| EXERCISE GOAL |
Restate every line of the material, word for word.
===
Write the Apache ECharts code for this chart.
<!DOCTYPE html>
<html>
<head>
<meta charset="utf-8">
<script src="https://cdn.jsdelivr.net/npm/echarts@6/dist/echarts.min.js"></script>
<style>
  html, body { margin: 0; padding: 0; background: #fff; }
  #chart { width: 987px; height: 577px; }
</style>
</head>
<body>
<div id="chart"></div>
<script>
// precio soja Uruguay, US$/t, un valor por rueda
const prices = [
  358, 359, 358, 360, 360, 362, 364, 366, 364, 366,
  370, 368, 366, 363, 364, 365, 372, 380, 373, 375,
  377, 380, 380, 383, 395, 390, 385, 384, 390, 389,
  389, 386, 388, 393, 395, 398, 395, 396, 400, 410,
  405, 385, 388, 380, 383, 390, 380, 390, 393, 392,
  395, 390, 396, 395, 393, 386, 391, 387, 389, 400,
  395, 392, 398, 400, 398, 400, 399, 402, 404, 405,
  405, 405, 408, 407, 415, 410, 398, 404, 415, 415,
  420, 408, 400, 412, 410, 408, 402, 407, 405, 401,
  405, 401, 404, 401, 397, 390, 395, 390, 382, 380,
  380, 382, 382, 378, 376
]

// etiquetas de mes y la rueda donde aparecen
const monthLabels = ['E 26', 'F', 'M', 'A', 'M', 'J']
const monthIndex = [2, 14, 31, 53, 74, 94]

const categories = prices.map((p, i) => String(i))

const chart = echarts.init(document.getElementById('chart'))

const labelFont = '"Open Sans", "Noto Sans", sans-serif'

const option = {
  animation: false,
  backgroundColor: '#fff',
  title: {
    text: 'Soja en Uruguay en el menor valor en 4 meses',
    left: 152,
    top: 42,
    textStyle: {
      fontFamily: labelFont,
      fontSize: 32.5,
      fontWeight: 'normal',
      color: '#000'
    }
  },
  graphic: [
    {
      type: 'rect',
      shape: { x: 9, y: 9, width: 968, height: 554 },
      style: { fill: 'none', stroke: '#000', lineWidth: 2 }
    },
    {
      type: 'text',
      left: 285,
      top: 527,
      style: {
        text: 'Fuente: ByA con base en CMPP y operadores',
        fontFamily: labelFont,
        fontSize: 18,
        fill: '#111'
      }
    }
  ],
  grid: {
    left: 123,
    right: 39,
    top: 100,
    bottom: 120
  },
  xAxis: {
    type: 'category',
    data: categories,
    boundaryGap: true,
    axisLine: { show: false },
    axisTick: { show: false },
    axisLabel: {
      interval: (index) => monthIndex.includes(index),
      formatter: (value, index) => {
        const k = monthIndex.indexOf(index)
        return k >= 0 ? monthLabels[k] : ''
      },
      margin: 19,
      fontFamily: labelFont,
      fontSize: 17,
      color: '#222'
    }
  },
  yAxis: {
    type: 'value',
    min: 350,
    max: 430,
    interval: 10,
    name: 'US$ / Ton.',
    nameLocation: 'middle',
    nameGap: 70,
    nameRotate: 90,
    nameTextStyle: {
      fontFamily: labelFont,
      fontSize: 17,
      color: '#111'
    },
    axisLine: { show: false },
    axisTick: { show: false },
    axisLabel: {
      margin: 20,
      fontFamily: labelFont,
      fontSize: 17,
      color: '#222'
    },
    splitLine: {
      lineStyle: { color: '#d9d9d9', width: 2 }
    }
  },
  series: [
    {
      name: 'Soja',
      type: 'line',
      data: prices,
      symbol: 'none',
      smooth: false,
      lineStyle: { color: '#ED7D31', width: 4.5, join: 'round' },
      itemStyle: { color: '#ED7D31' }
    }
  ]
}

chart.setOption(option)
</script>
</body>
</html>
===
| FINAL RESULT |
Write the Apache ECharts code for this chart.
<!DOCTYPE html>
<html>
<head>
<meta charset="utf-8">
<script src="https://cdn.jsdelivr.net/npm/echarts@6/dist/echarts.min.js"></script>
<style>
  html, body { margin: 0; padding: 0; background: #fff; }
  #chart { width: 987px; height: 577px; }
</style>
</head>
<body>
<div id="chart"></div>
<script>
// precio soja Uruguay, US$/t, un valor por rueda
const prices = [
  358, 359, 358, 360, 360, 362, 364, 366, 364, 366,
  370, 368, 366, 363, 364, 365, 372, 380, 373, 375,
  377, 380, 380, 383, 395, 390, 385, 384, 390, 389,
  389, 386, 388, 393, 395, 398, 395, 396, 400, 410,
  405, 385, 388, 380, 383, 390, 380, 390, 393, 392,
  395, 390, 396, 395, 393, 386, 391, 387, 389, 400,
  395, 392, 398, 400, 398, 400, 399, 402, 404, 405,
  405, 405, 408, 407, 415, 410, 398, 404, 415, 415,
  420, 408, 400, 412, 410, 408, 402, 407, 405, 401,
  405, 401, 404, 401, 397, 390, 395, 390, 382, 380,
  380, 382, 382, 378, 376
]

// etiquetas de mes y la rueda donde aparecen
const monthLabels = ['E 26', 'F', 'M', 'A', 'M', 'J']
const monthIndex = [2, 14, 31, 53, 74, 94]

const categories = prices.map((p, i) => String(i))

const chart = echarts.init(document.getElementById('chart'))

const labelFont = '"Open Sans", "Noto Sans", sans-serif'

const option = {
  animation: false,
  backgroundColor: '#fff',
  title: {
    text: 'Soja en Uruguay en el menor valor en 4 meses',
    left: 152,
    top: 42,
    textStyle: {
      fontFamily: labelFont,
      fontSize: 32.5,
      fontWeight: 'normal',
      color: '#000'
    }
  },
  graphic: [
    {
      type: 'rect',
      shape: { x: 9, y: 9, width: 968, height: 554 },
      style: { fill: 'none', stroke: '#000', lineWidth: 2 }
    },
    {
      type: 'text',
      left: 285,
      top: 527,
      style: {
        text: 'Fuente: ByA con base en CMPP y operadores',
        fontFamily: labelFont,
        fontSize: 18,
        fill: '#111'
      }
    }
  ],
  grid: {
    left: 123,
    right: 39,
    top: 100,
    bottom: 120
  },
  xAxis: {
    type: 'category',
    data: categories,
    boundaryGap: true,
    axisLine: { show: false },
    axisTick: { show: false },
    axisLabel: {
      interval: (index) => monthIndex.includes(index),
      formatter: (value, index) => {
        const k = monthIndex.indexOf(index)
        return k >= 0 ? monthLabels[k] : ''
      },
      margin: 19,
      fontFamily: labelFont,
      fontSize: 17,
      color: '#222'
    }
  },
  yAxis: {
    type: 'value',
    min: 350,
    max: 430,
    interval: 10,
    name: 'US$ / Ton.',
    nameLocation: 'middle',
    nameGap: 70,
    nameRotate: 90,
    nameTextStyle: {
      fontFamily: labelFont,
      fontSize: 17,
      color: '#111'
    },
    axisLine: { show: false },
    axisTick: { show: false },
    axisLabel: {
      margin: 20,
      fontFamily: labelFont,
      fontSize: 17,
      color: '#222'
    },
    splitLine: {
      lineStyle: { color: '#d9d9d9', width: 2 }
    }
  },
  series: [
    {
      name: 'Soja',
      type: 'line',
      data: prices,
      symbol: 'none',
      smooth: false,
      lineStyle: { color: '#ED7D31', width: 4.5, join: 'round' },
      itemStyle: { color: '#ED7D31' }
    }
  ]
}

chart.setOption(option)
</script>
</body>
</html>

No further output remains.